Era por la tarde. El centinela aquel estaba encargado de la vigilancia en todo nuestro piso, que era enorme. Por eso atrancó de nuevo la puerta de mi celda y se marchó a hacer una ronda diciéndome por toda despedida:
-Volveré.
Tenía tres horas de servicio, y después seis horas de descanso, para volver a empezar. Me tumbé sobre el camastro. Las cadenas me impedían conciliar el sueño. Pero creo que al cabo de dos horas estaba empezando a dormitar un poco, cuando advertí que abrían la puerta de mi celda con todo cuidado para no hacer ruido. Nosotros temíamos muchísimo tales visitas nocturnas. Varias veces habían intentado interrogar a los detenidos en pleno sueño y alguno había sucumbido a esa estratagema. Pero esta vez la habitación estaba iluminada por una potente linterna encendida a 10 ó 15 centímetros de mi cabeza, e inmediatamente reconocí al buen vigilante de la tarde anterior. Me susurró en voz baja:
-Padre, ¿duerme?
-No.
-¿No puede dormir?
-No muy bien a causa de las cadenas.
-Espere, voy a ayudarle. Ya pasó la última inspección de guardia. Voy a quitarle las cadenas.

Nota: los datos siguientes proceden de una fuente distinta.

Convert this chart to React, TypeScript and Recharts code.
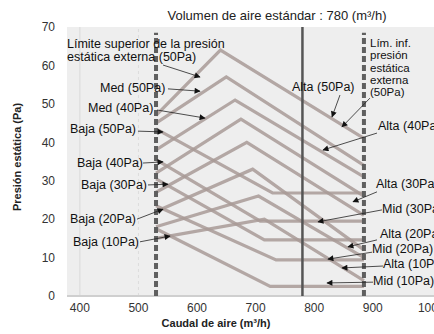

Me parecía soñar: mis manos estaban libres, podía frotarme las articulaciones, mover los brazos sin estorbo alguno, e incluso acostarme de costado. El vigilante me miraba bondadosamente y me dijo:
-¿Qué? ¿Es agradable el poder tenderse cómodamente y dormir sin cadenas? Pues todavía tengo una cosa, algo bueno para usted: un rosario. Tengo dos, uno de mi madre y otro de mi esposa. Le prestó el de mi madre para todo el tiempo que yo esté destinado a esta prisión. Mientras, ya habrá modo de hacerse traer uno de la ciudad. Buenas noches, Padre.

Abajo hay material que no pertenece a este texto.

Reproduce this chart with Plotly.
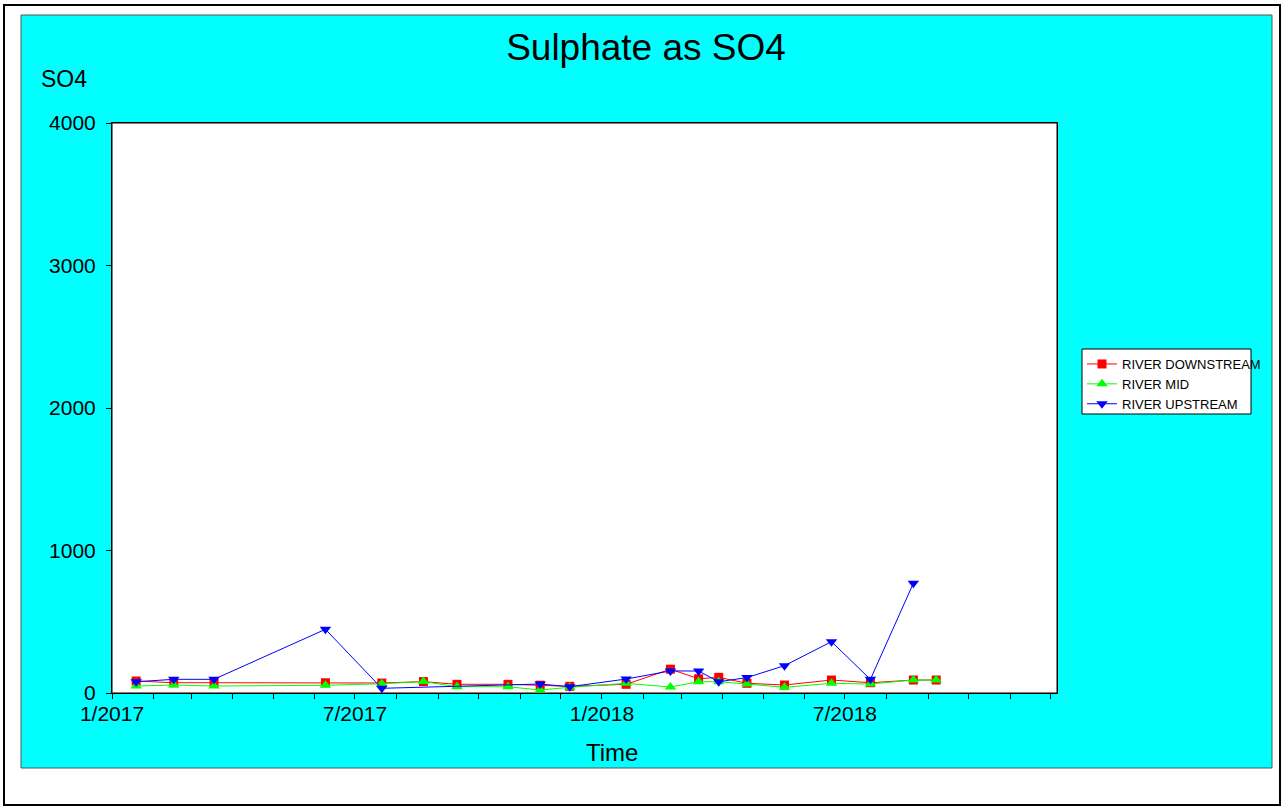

No me da vergüenza decir que lloré de alegría y que me dormí pronto.Poco antes de las seis volvió el buen guardián:
-Lo siento, Padre, créame, pero debo volverle a poner las cadenas. Pero bueno, ya tiene un rosario. ¡Ah! ¡Y cuidado que no se lo encuentren!
Desde entonces me fue posible hacer llegar este rosario a los otros detenidos que lo deseaban. Pronto supimos, sobre todo por la pregunta que hice correr durante el paseo, quienes querían rezar el Rosario. En lo posible lo teníamos media hora diaria cada uno. Por ejemplo: el lunes, a primera hora, lo entregaba yo a uno de los mozos de limpieza de confianza, el cual se lo entregaba al austriaco, este a otro, etc. y así peregrinaba el rosario de mano en mano hasta que el martes, por la tarde, regresaba a mi celda. A veces, es cierto, era muy difícil. Pero al cabo de un tiempo logramos hacernos pasar tantos rosarios de contrabando de la ciudad que todo el que quiso pudo disponer de uno. Más tarde me dijo un compañero de prisión:
-Padre, antes el rezo del Rosario no me interesaba en absoluto. Pero a través de las amarguras del cautiverio –el mío y el de tantos camaradas- llegué a comprender y experimentar la fuerza, la luz, la gracia y la alegría que encierran los misterios del Rosario. En mis desamparos aprendí a dar incesantes vueltas al rosario, y siempre obtuve el bondadoso auxilio de Nuestra Señora.